Einfluß der Erwachsenen? Ganz im Gegenteil: In den Bezirken des Vergnügungsgeschäftes, von den Plakatwänden, in den Prospekten für Kosmetik locken die wohlgeformten Püppchen kraft ihrer sinnlich-schmollenden Lippen und den schuldig-schuldlosen, schwarzumränderten Augen zum Eintritt in die Lustspielhäuser, zum Kauf von Seife, Makkaroni, Dessous und Eigenheim. Der Typ des „bösen Mädchens“ ist gefragt, ist Schönheitsideal sogar noch mancher junger Mütter und öffentlich sanktioniertes Reizobjekt in allen Illustrierten, und ihre Art, sich zu geben, beherrscht die Mode und die Bestseller-Literatur.

Nach sechs Uhr abends regiert der Geschmack der Dreizehnjährigen die Welt. Und vor sechs Uhr einen Teil der Großmacht Industrie. Wir haben uns mit ihnen gutgestellt und machen unser Geschäft mit ihnen — Partner einer infantilen Welt, die jene Jugend hat, die sie verdient. Wer geht da hin und ruft, daß sich die Kinder „bessern“ mögen? Wer fällt das Urteil?

Wir müssen uns vor der Pauschalierung hüten; aber wir dürfen die Zeichen der Zeit nicht übersehen. Der junge Totschläger aus der Neustiftgasse hat gar nicht mehr begriffen, w a s er tat. Er erkannte seine Sünde erst nach vollbrachter Tat.

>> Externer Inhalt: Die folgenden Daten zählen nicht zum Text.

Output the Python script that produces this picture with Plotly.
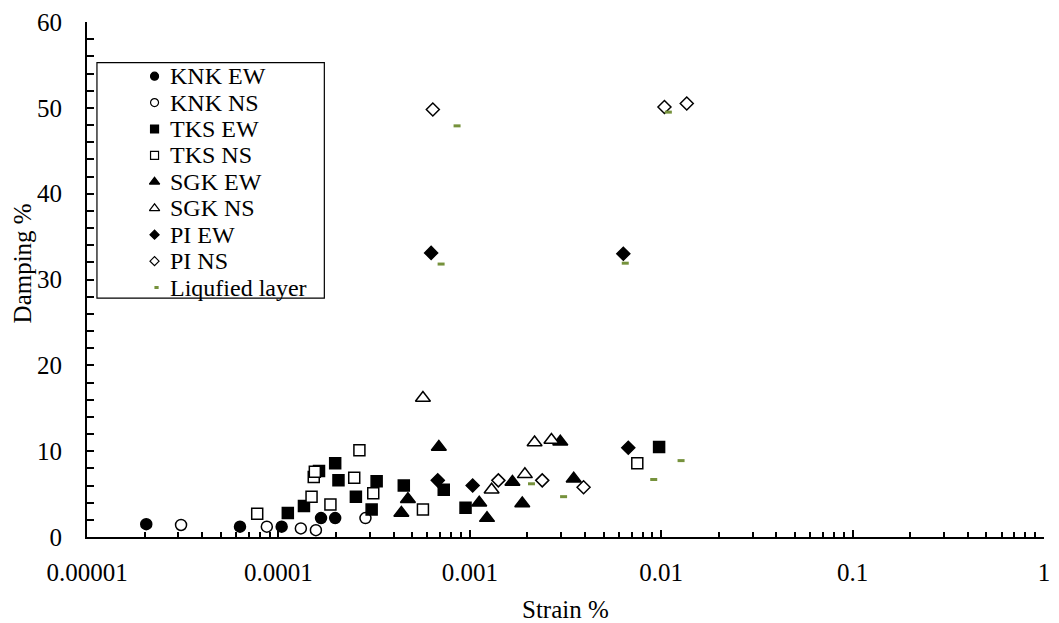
import plotly.graph_objects as go

# ---- data: strain (%) vs damping (%) per station / component ----
knk_ew_x = [2.04e-5, 6.3e-5, 1.04e-4, 1.67e-4, 1.98e-4]
knk_ew_y = [1.5, 1.2, 1.2, 2.2, 2.2]
knk_ns_x = [3.1e-5, 8.7e-5, 1.31e-4, 1.57e-4, 2.85e-4]
knk_ns_y = [1.4, 1.2, 1.0, 0.8, 2.2]
tks_ew_x = [1.12e-4, 1.36e-4, 1.63e-4, 1.98e-4, 2.06e-4, 2.54e-4, 3.07e-4, 3.26e-4, 4.52e-4, 7.31e-4, 9.5e-4, 9.75e-3]
tks_ew_y = [2.8, 3.6, 7.7, 8.6, 6.6, 4.7, 3.2, 6.5, 6.0, 5.5, 3.4, 10.5]
tks_ns_x = [7.75e-5, 1.49e-4, 1.53e-4, 1.55e-4, 1.87e-4, 2.49e-4, 2.65e-4, 3.13e-4, 5.69e-4, 7.5e-3]
tks_ns_y = [2.7, 4.7, 7.0, 7.6, 3.8, 6.9, 10.1, 5.1, 3.2, 8.6]
sgk_ew_x = [4.39e-4, 4.75e-4, 6.89e-4, 1.12e-3, 1.23e-3, 1.67e-3, 1.88e-3, 2.97e-3, 3.49e-3]
sgk_ew_y = [2.8, 4.4, 10.5, 4.0, 2.2, 6.4, 3.9, 11.1, 6.8]
sgk_ns_x = [5.69e-4, 1.30e-3, 1.94e-3, 2.18e-3, 2.67e-3]
sgk_ns_y = [16.2, 5.5, 7.3, 11.0, 11.3]
pi_ew_x = [6.28e-4, 6.8e-4, 1.035e-3, 6.34e-3, 6.73e-3]
pi_ew_y = [33.1, 6.6, 6.0, 33.0, 10.4]
pi_ns_x = [6.41e-4, 1.41e-3, 2.39e-3, 3.93e-3, 1.04e-2, 1.36e-2]
pi_ns_y = [49.8, 6.6, 6.6, 5.8, 50.1, 50.5]
liq_x = [7.08e-4, 8.58e-4, 2.10e-3, 3.09e-3, 6.49e-3, 9.14e-3, 1.09e-2, 1.27e-2]
liq_y = [31.8, 47.9, 6.2, 4.7, 31.9, 6.7, 49.5, 8.9]

series_names = ["KNK EW", "KNK NS", "TKS EW", "TKS NS", "SGK EW", "SGK NS",
                "PI EW", "PI NS", "Liqufied layer"]

x_tick_vals = [1e-5, 1e-4, 1e-3, 1e-2, 1e-1, 1]
x_tick_text = ["0.00001", "0.0001", "0.001", "0.01", "0.1", "1"]
x_minor_vals = [k * 10.0 ** e for e in range(-5, 0) for k in range(2, 10)]

FONT = "Liberation Serif, Times New Roman, serif"
BLACK = "#000000"
GREEN = "#76923C"

# (x, y, symbol, fill, plot size, legend size)
styles = [
    (knk_ew_x, knk_ew_y, "circle", BLACK, 11, 8),
    (knk_ns_x, knk_ns_y, "circle", "white", 11, 8),
    (tks_ew_x, tks_ew_y, "square", BLACK, 11, 8),
    (tks_ns_x, tks_ns_y, "square", "white", 11, 8),
    (sgk_ew_x, sgk_ew_y, "triangle-up", BLACK, 13, 9),
    (sgk_ns_x, sgk_ns_y, "triangle-up", "white", 13, 9),
    (pi_ew_x, pi_ew_y, "diamond", BLACK, 10, 7),
    (pi_ns_x, pi_ns_y, "diamond", "white", 10, 7),
]

fig = go.Figure()

for (xs, ys, sym, fill, size, _), name in zip(styles, series_names):
    fig.add_trace(go.Scatter(
        x=xs, y=ys, mode="markers", name=name, showlegend=False,
        cliponaxis=False,
        marker=dict(symbol=sym, size=size, color=fill,
                    line=dict(color=BLACK, width=1.5)),
    ))

fig.add_trace(go.Scatter(
    x=liq_x, y=liq_y, mode="markers", name=series_names[-1], showlegend=False,
    marker=dict(symbol="line-ew", size=5, color=GREEN,
                line=dict(color=GREEN, width=3)),
))

# ---- legend drawn on its own overlay axes (one row per series) ----
leg_rows = list(range(len(series_names)))
for i, ((_, _, sym, fill, _, lsize), name) in enumerate(zip(styles, series_names)):
    fig.add_trace(go.Scatter(
        x=[58], y=[leg_rows[i]], xaxis="x2", yaxis="y2", mode="markers",
        showlegend=False, hoverinfo="skip",
        marker=dict(symbol=sym, size=lsize, color=fill,
                    line=dict(color=BLACK, width=1.2)),
    ))
fig.add_trace(go.Scatter(
    x=[60], y=[leg_rows[-1]], xaxis="x2", yaxis="y2", mode="markers",
    showlegend=False, hoverinfo="skip",
    marker=dict(symbol="line-ew", size=3, color=GREEN,
                line=dict(color=GREEN, width=3)),
))

annotations = []
for i, name in enumerate(series_names):
    annotations.append(dict(
        x=72, y=leg_rows[i], xref="x2", yref="y2", text=name,
        showarrow=False, xanchor="left", yanchor="middle",
        font=dict(family=FONT, size=24, color=BLACK),
    ))

annotations += [
    dict(text="Damping %", x=-0.0675, y=0.532, xref="paper", yref="paper",
         textangle=-90, showarrow=False, xanchor="center", yanchor="middle",
         font=dict(family=FONT, size=25, color=BLACK)),
    dict(text="Strain %", x=0.5, y=-0.141, xref="paper", yref="paper",
         showarrow=False, xanchor="center", yanchor="middle",
         font=dict(family=FONT, size=25, color=BLACK)),
]

fig.update_layout(
    width=1059, height=623,
    margin=dict(l=87, r=9, t=20, b=86, pad=0),
    paper_bgcolor="white", plot_bgcolor="white",
    font=dict(family=FONT, size=25, color=BLACK),
    showlegend=False,
    annotations=annotations,
    shapes=[dict(type="rect", xref="x2 domain", yref="y2 domain",
                 x0=0, x1=1, y0=0, y1=1,
                 line=dict(color=BLACK, width=1.2), fillcolor="rgba(0,0,0,0)")],
    xaxis=dict(
        type="log", range=[-5, 0],
        showline=True, linecolor=BLACK, linewidth=2,
        showgrid=False, zeroline=False,
        tickmode="array", tickvals=x_tick_vals, ticktext=x_tick_text,
        ticks="inside", ticklen=7, tickwidth=2, tickcolor=BLACK,
        ticklabelstandoff=12,
        tickfont=dict(family=FONT, size=25, color=BLACK),
        minor=dict(tickmode="array", tickvals=x_minor_vals, ticks="inside",
                   ticklen=5, tickwidth=1.5, tickcolor=BLACK, showgrid=False),
    ),
    yaxis=dict(
        range=[0, 60],
        showline=True, linecolor=BLACK, linewidth=2,
        showgrid=False, zeroline=False,
        tickmode="linear", tick0=0, dtick=10,
        ticks="inside", ticklen=7, tickwidth=1.5, tickcolor=BLACK,
        ticklabelstandoff=18,
        tickfont=dict(family=FONT, size=25, color=BLACK),
        minor=dict(dtick=2, ticks="inside", ticklen=7, tickwidth=1.5,
                   tickcolor=BLACK, showgrid=False),
    ),
    xaxis2=dict(domain=[0.0104, 0.248], range=[0, 229], visible=False,
                anchor="y2", fixedrange=True),
    yaxis2=dict(domain=[0.464, 0.921], range=[8.396, -0.509], visible=False,
                anchor="x2", fixedrange=True),
)

fig.write_html("out.html")
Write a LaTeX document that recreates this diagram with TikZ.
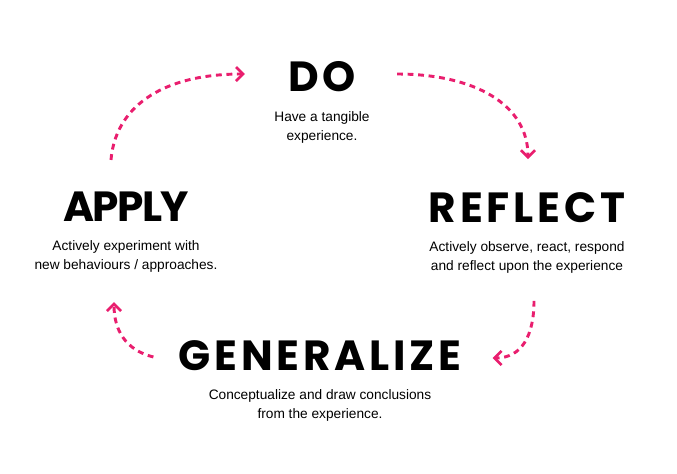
\documentclass[tikz,border=0pt]{standalone}
\usepackage{fontspec}
\setmainfont{Liberation Sans}
\newfontfamily\headfont{Poppins}[LetterSpace=9]
\newfontfamily\headtightfont{Poppins}[LetterSpace=-4]
\usepackage{tikz}
\usetikzlibrary{arrows.meta,positioning}

\definecolor{cyclepink}{RGB}{233,30,110}

\begin{document}
\begin{tikzpicture}[x=0.03cm, y=-0.03cm,
    stage/.style={inner sep=0pt, font=\fontsize{36}{36}\headfont\bfseries},
    tightstage/.style={stage, font=\fontsize{36}{36}\headtightfont\bfseries},
    stagetext/.style={inner sep=0pt, align=center, font=\fontsize{11.7}{16}\selectfont},
    cyclearrow/.style={cyclepink, line width=2.5pt, dash pattern=on 5pt off 4pt,
      -{Straight Barb[length=6pt, width=12pt, line width=2.3pt]}}]
  \useasboundingbox (0,0) rectangle (677,473);

  % Nodes
  \node (do) [stage] at (322,77) {DO};
  \node (dotext) [stagetext, below=16pt of do] {Have a tangible\\experience.};
  \node (reflect) [stage] at (527,207.5) {REFLECT};
  \node (reflecttext) [stagetext, below=16pt of reflect] {Actively observe, react, respond\\and reflect upon the experience};
  \node (generalize) [stage] at (320,355.5) {GENERALIZE};
  \node (generalizetext) [stagetext, below=16pt of generalize] {Conceptualize and draw conclusions\\from the experience.};
  \node (apply) [tightstage] at (126,207) {APPLY};
  \node (applytext) [stagetext, below=16pt of apply] {Actively experiment with\\new behaviours / approaches.};

  % Edges
  \draw[cyclearrow] ([shift={(-15,-32)}]apply.north) .. controls +(4,-50) and +(-87,0) .. ([shift={(-43,-3)}]do.west);
  \draw[cyclearrow] ([shift={(41,-3)}]do.east) .. controls +(77,0) and +(0,-55) .. ([shift={(1,-33)}]reflect.north);
  \draw[cyclearrow] ([shift={(7,78)}]reflect.south) .. controls +(0,35) and +(29,0) .. ([shift={(31,2.5)}]generalize.east);
  \draw[cyclearrow] ([shift={(-25,1.5)}]generalize.west) .. controls +(-28,-7) and +(0,28) .. ([shift={(-12,80)}]apply.south);
\end{tikzpicture}
\end{document}
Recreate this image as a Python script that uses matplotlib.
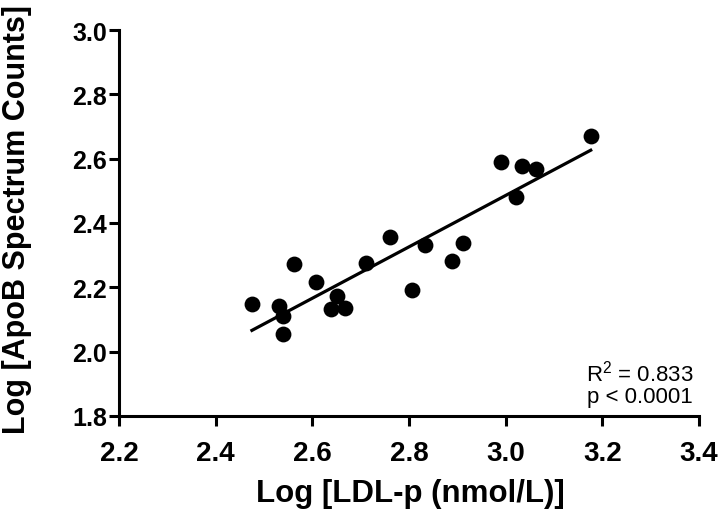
import matplotlib
matplotlib.use("Agg")
import matplotlib.pyplot as plt
import numpy as np

# Log LDL-p vs Log ApoB spectrum counts
log_ldlp = [2.475, 2.530, 2.540, 2.540, 2.563, 2.608, 2.639, 2.650, 2.668, 2.712,
            2.761, 2.807, 2.833, 2.890, 2.912, 2.990, 3.021, 3.033, 3.062, 3.176]
log_apob = [2.148, 2.143, 2.110, 2.055, 2.272, 2.216, 2.133, 2.174, 2.135, 2.276,
            2.355, 2.192, 2.332, 2.283, 2.339, 2.589, 2.480, 2.576, 2.568, 2.669]

x_ticks = [2.2, 2.4, 2.6, 2.8, 3.0, 3.2, 3.4]
y_ticks = [1.8, 2.0, 2.2, 2.4, 2.6, 2.8, 3.0]
stats_text = "R$^2$ = 0.833\np < 0.0001"

plt.rcParams['font.family'] = ['Liberation Sans', 'DejaVu Sans']
plt.rcParams['mathtext.fontset'] = 'custom'
plt.rcParams['mathtext.rm'] = 'Liberation Sans'

fig = plt.figure(figsize=(7.2, 5.1), dpi=100)
ax = fig.add_axes([0.1653, 0.1824, 0.8055, 0.7568])

x = np.array(log_ldlp)
y = np.array(log_apob)
ax.scatter(x, y, s=130, color='black', zorder=3, linewidths=0)

# linear regression line across the data range
slope, intercept = np.polyfit(x, y, 1)
xs = np.array([x.min(), x.max()])
ax.plot(xs, slope * xs + intercept, color='black', linewidth=2.3, zorder=2)

ax.set_xlim(2.2, 3.4)
ax.set_ylim(1.8, 3.0)
ax.set_xticks(x_ticks)
ax.set_yticks(y_ticks)
ax.set_xticklabels([f"{v:.1f}" for v in x_ticks], fontweight='bold', fontsize=20)
ax.set_yticklabels([f"{v:.1f}" for v in y_ticks], fontweight='bold', fontsize=18)
ax.tick_params(axis='both', direction='out', length=7, width=2.2)
ax.tick_params(axis='x', pad=10)
ax.tick_params(axis='y', pad=1.5)

for side in ['top', 'right']:
    ax.spines[side].set_visible(False)
for side in ['left', 'bottom']:
    ax.spines[side].set_linewidth(2.2)

# axis titles placed on the figure
fig.text(410 / 720, 1 - 502 / 510, "Log [LDL-p (nmol/L)]", ha='center', va='baseline',
         fontsize=22.5, fontweight='bold')
fig.text(2 / 720, 1 - 220 / 510, "Log [ApoB Spectrum Counts]", rotation=90,
         ha='left', va='center', fontsize=22, fontweight='bold')

ax.text(0.99, 0.022, stats_text, transform=ax.transAxes, ha='right', va='bottom',
        fontsize=16, linespacing=1.05)

fig.savefig("out.png", dpi=100)
plt.close(fig)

Und die anderen? Sie ziehen nicht alle auf Raubmord aus, gewiß, aber es mehren sich die Anzeichen, daß die Spielregeln ihrer schwarzen Romantik das Verbrechen nicht a priori ausschließen. Und das genügt wohl fürs erste.

Alle Blue-jeans verfügen über eine bunt abgesteppte Messertasche. Und wir haben sie erzeugt, diese Uniform, die neben der Musikbox, dem Pin-up und dem Gangsterfilm zu dem wenigen gehören, das sie uns noch abnehmen — die Erwachsenen von morgen.